Halaçoğlu skandalı

Bugün ayrıntılarını verdiğimiz Gezici Araştırma’nın son anketinin de ortaya koyduğu gibi, seçim sonuçları net bir şekilde AKP’siz bir hükümete işaret ediyor.

Ancak MHP bu mesajı bir türlü anlamak istemiyor. Gerçeği ırkçı önyargılarına kurban ediyor.

Dahası, MHP’nin kimi göstermelik koşullarla, Meclis Başkanlığı’ndan sonra iktidarı da AKP’ye ikram edeceği anlaşılıyor.

MHP tam olarak bir siyasal ve tarihsel kavşakta duruyor. Bu parti ya geleneksel faşist çekirdeğine doğru daralarak küçülecek ve yeniden marjinal bir parti olacak ya da radikal bile olsa milliyetçi sağ bir parti kimliğiyle yoluna devam edecek.

Birincisinin oy bandı yüzde 4-7, ikincisinin oy marjı ise yüzde 20-25 civarındadır. MHP’nin durduğu kavşak budur.

Öyle anlaşılıyor ki, MHP birinci yolu seçecek. Ülkücüleri sokaktan çektiği için övülen, parti örgütünü ülkücü mafya çetelerinden temizlediği belirtilen MHP lideri Devlet Bahçeli’nin dün Hürriyet’te yayımlanan röportajı bu tercihi gösteriyor.

Bu anlamda MHP tam da “fıtratına” uygun işler yapıyor. Grup Başkanvekili Yusuf Halaçoğlu, Türkiye nüfusunun yüzde 25’inin oyunu alan CHP için “dinsiz” ve “inançsız” diyebiliyor.

Bu skandalın ortaya koyduğu gerçek şudur; gerçekte MHP, AKP’ye göre daha sağda yer alan fanatik bir partidir.

Bu partiye, “barajı geçsin” diye oy veren CHP’li ya da cumhuriyetçiler, bir daha böyle hata yapmamalı, bir istatistik uzmanı gibi davranmak yerine, bilinçli bir seçmen gibi hareket etmelidir.
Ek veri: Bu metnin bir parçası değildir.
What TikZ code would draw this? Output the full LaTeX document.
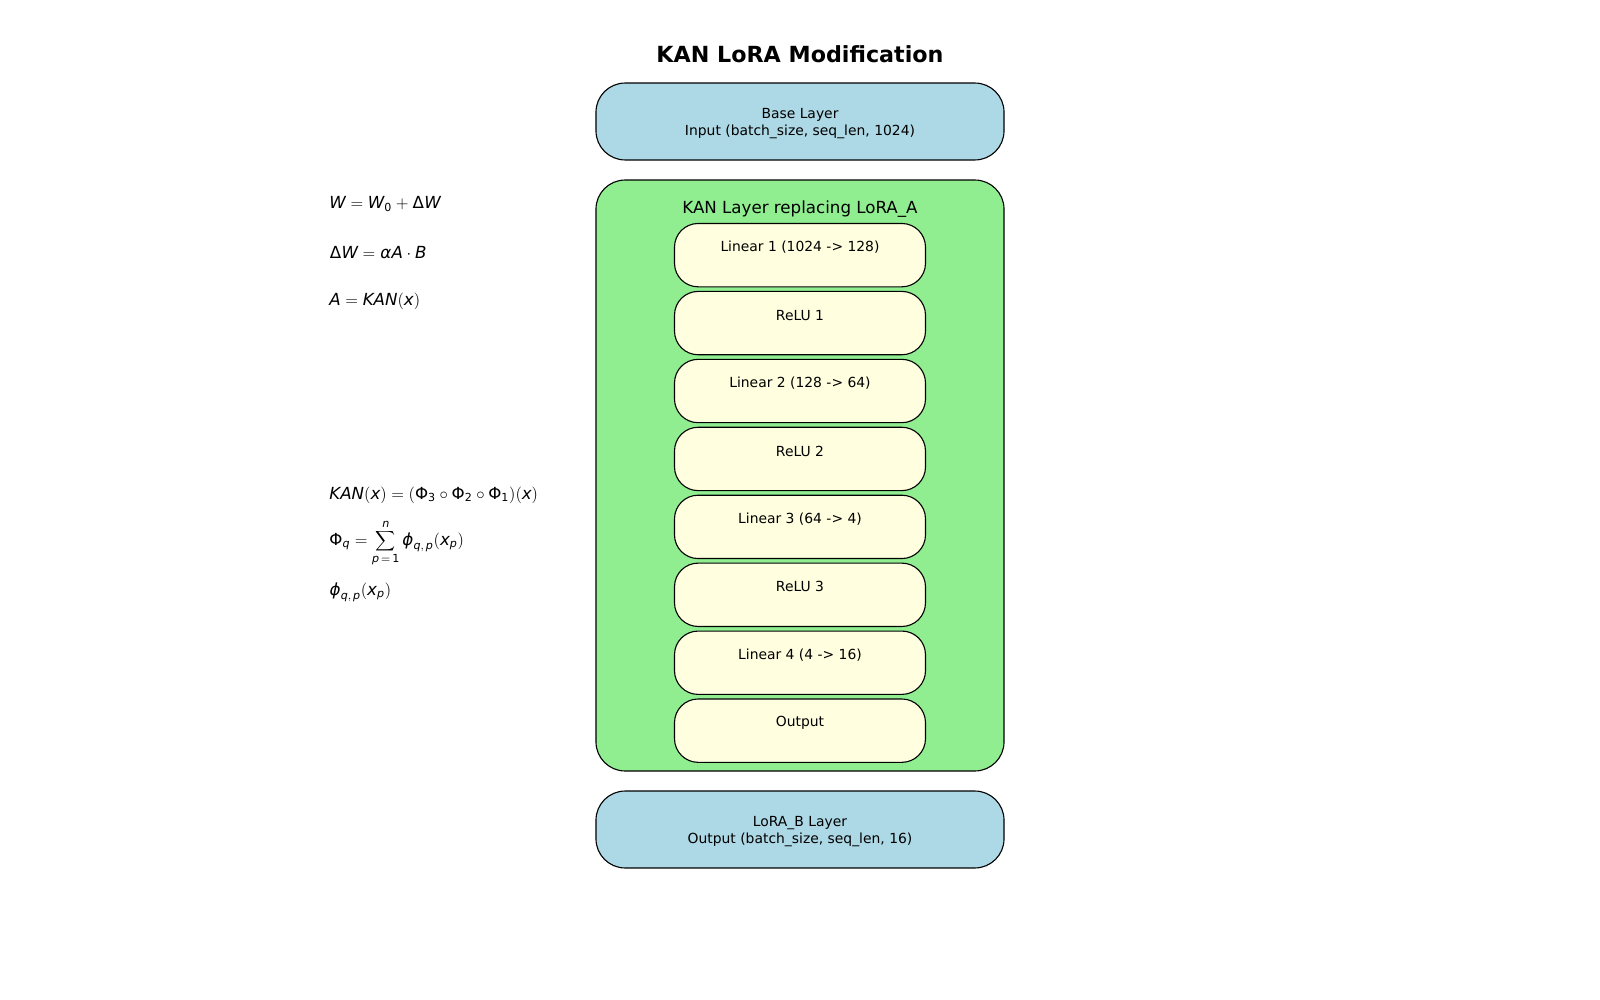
\documentclass[tikz,border=0pt]{standalone}
\usepackage{mathspec}
\setallmainfonts(Digits,Latin,Greek){DejaVu Sans}
\setmainfont{DejaVu Sans}

\definecolor{baseblue}{HTML}{ADD8E6}
\definecolor{kangreen}{HTML}{90EE90}
\definecolor{cellyellow}{HTML}{FFFFE0}

\tikzset{
  iobox/.style={draw, line width=0.8pt, fill=baseblue, rounded corners=21pt,
    minimum width=293.8pt, minimum height=55.4pt},
  iotext/.style={align=center, font=\fontsize{10}{11.8}\selectfont},
  kanbox/.style={draw, line width=0.8pt, fill=kangreen, rounded corners=21pt,
    minimum width=293.8pt, minimum height=425.5pt},
  cellbox/.style={draw, line width=0.8pt, fill=cellyellow, rounded corners=17pt,
    minimum width=180.7pt, minimum height=45.6pt},
  formula/.style={anchor=west, font=\fontsize{12}{14}\selectfont}
}

\begin{document}
\begin{tikzpicture}[x=0.72pt, y=-0.72pt]
  \useasboundingbox (0,0) rectangle (1600,1000);
  % title
  \node[font=\fontsize{16}{19}\selectfont\bfseries] (title) at (800,54) {KAN LoRA Modification};
  % input / output layers
  \node[iobox] (base) at (800,121.5) {};
  \node[iotext] (base-txt) at (800,123.5) {Base Layer\\Input (batch\_size, seq\_len, 1024)};
  \node[iobox] (lorab) at (800,829.5) {};
  \node[iotext] (lorab-txt) at (800,831.5) {LoRA\_B Layer\\Output (batch\_size, seq\_len, 16)};
  % KAN block
  \node[kanbox] (kan) at (800,475.5) {};
  \node[font=\fontsize{12}{14}\selectfont] (kanlabel) at (800,209) {KAN Layer replacing LoRA\_A};
  \foreach \name/\txt [count=\i from 0] in {lin1/Linear 1 (1024 -> 128), relu1/ReLU 1,
      lin2/Linear 2 (128 -> 64), relu2/ReLU 2, lin3/Linear 3 (64 -> 4), relu3/ReLU 3,
      lin4/Linear 4 (4 -> 16), out/Output} {
    \node[cellbox] (\name) at (800,{255.15+67.93*\i}) {};
    \node[font=\fontsize{10}{12}\selectfont] (\name-txt) at ([yshift=-17.5pt]\name.north) {\txt};
  }
  % formulas
  \node[formula] (eqw) at (324.5,204) {$W = W_0 + \Delta W$};
  \node[formula] (eqdw) at (324.5,253) {$\Delta W = \alpha A \cdot B$};
  \node[formula] (eqa) at (324.5,301) {$A = KAN(x)$};
  \node[formula] (eqkan) at (324.5,495) {$KAN(x) = (\Phi_3 \circ \Phi_2 \circ \Phi_1)(x)$};
  \node[formula] (eqphi) at (324.5,543) {$\Phi_q = \displaystyle\sum_{p\,=\,1}^{n} \varphi_{q,\,p}(x_p)$};
  \node[formula] (eqphiqp) at (324.5,592) {$\varphi_{q,\,p}(x_p)$};
\end{tikzpicture}
\end{document}
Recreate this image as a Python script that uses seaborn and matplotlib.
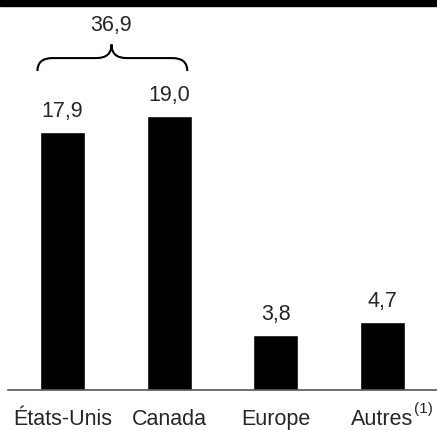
import matplotlib
matplotlib.use("Agg")
import matplotlib.pyplot as plt
import matplotlib.patches as mpatches
from matplotlib.path import Path
import numpy as np
import pandas as pd
import seaborn as sns

# Data
regions = ["États-Unis", "Canada", "Europe", "Autres"]
values = [17.9, 19.0, 3.8, 4.7]
value_labels = ["17,9", "19,0", "3,8", "4,7"]
total_label = "36,9"
footnote = "(1)"

sns.set_style("white")
plt.rcParams["font.family"] = ["Liberation Sans", "DejaVu Sans"]

df = pd.DataFrame({"region": regions, "value": values})

fig = plt.figure(figsize=(4.37, 4.31), dpi=100)
ax = fig.add_axes([8 / 437, 40 / 431, 429 / 437, 391 / 431])

sns.barplot(data=df, x="region", y="value", color="black", saturation=1,
            width=0.42, ax=ax)

ax.set_xlim(-0.51, 3.51)
ax.set_ylim(0, 391 / 14.4)

fs = 15.5

# value labels above bars
for i, (v, lab) in enumerate(zip(values, value_labels)):
    ax.annotate(lab, (i, v), xytext=(0, 8), textcoords="offset points",
                ha="center", va="bottom", fontsize=fs)

# brace over the first two bars
x0, x1 = -0.234, 1.17
xm = 0.46
yb, ym, yt = 22.15, 23.05, 24.0
dx = 0.14
verts = [
    (x0, yb), (x0, ym), (x0 + dx, ym),
    (xm - dx, ym),
    (xm, ym), (xm, yt),
    (xm, ym), (xm + dx, ym),
    (x1 - dx, ym),
    (x1, ym), (x1, yb),
]
codes = [Path.MOVETO, Path.CURVE3, Path.CURVE3,
         Path.LINETO,
         Path.CURVE3, Path.CURVE3,
         Path.CURVE3, Path.CURVE3,
         Path.LINETO,
         Path.CURVE3, Path.CURVE3]
ax.add_patch(mpatches.PathPatch(Path(verts, codes), fill=False, lw=1.5,
                                color="black", clip_on=False))
ax.text(xm, 25.35, total_label, ha="center", va="center", fontsize=fs)

ax.set_xticks(range(len(regions)))
ax.set_xticklabels(regions, fontsize=fs)
ax.tick_params(axis="x", length=0, pad=13)
ax.set_yticks([])
ax.set_xlabel("")
ax.set_ylabel("")
sns.despine(ax=ax, left=True, top=True, right=True)
ax.spines["bottom"].set_color("#555555")
ax.spines["bottom"].set_linewidth(1.2)

# superscript footnote marker after "Autres"
last_label = ax.get_xticklabels()[-1]
ax.annotate(footnote, xy=(1, 1), xycoords=last_label, xytext=(0, 5),
            textcoords="offset points", ha="left", va="top", fontsize=11)

# black band at the top of the figure
fig.patches.append(mpatches.Rectangle((0, 1 - 7 / 431), 1, 7 / 431,
                                      transform=fig.transFigure,
                                      color="black", zorder=10))

fig.savefig("out.png", dpi=100)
Yapılması gereken şey, MHP gibi ırkçılığa savrulmaya hazır ve kasaba yobazlarının koltuk değneği olmaya teşne bir partiye oy vermek değil, barajın kaldırılması için mücadele etmektir.

MHP nasıl bir siyasal hareket olacağına bir karar vermelidir. Verecekleri kararın niteliğini, MHP yönetiminin Yusuf Halaçoğlu gibi kendisini bilmez bir meczup hakkındaki tutumlarından anlayacağız.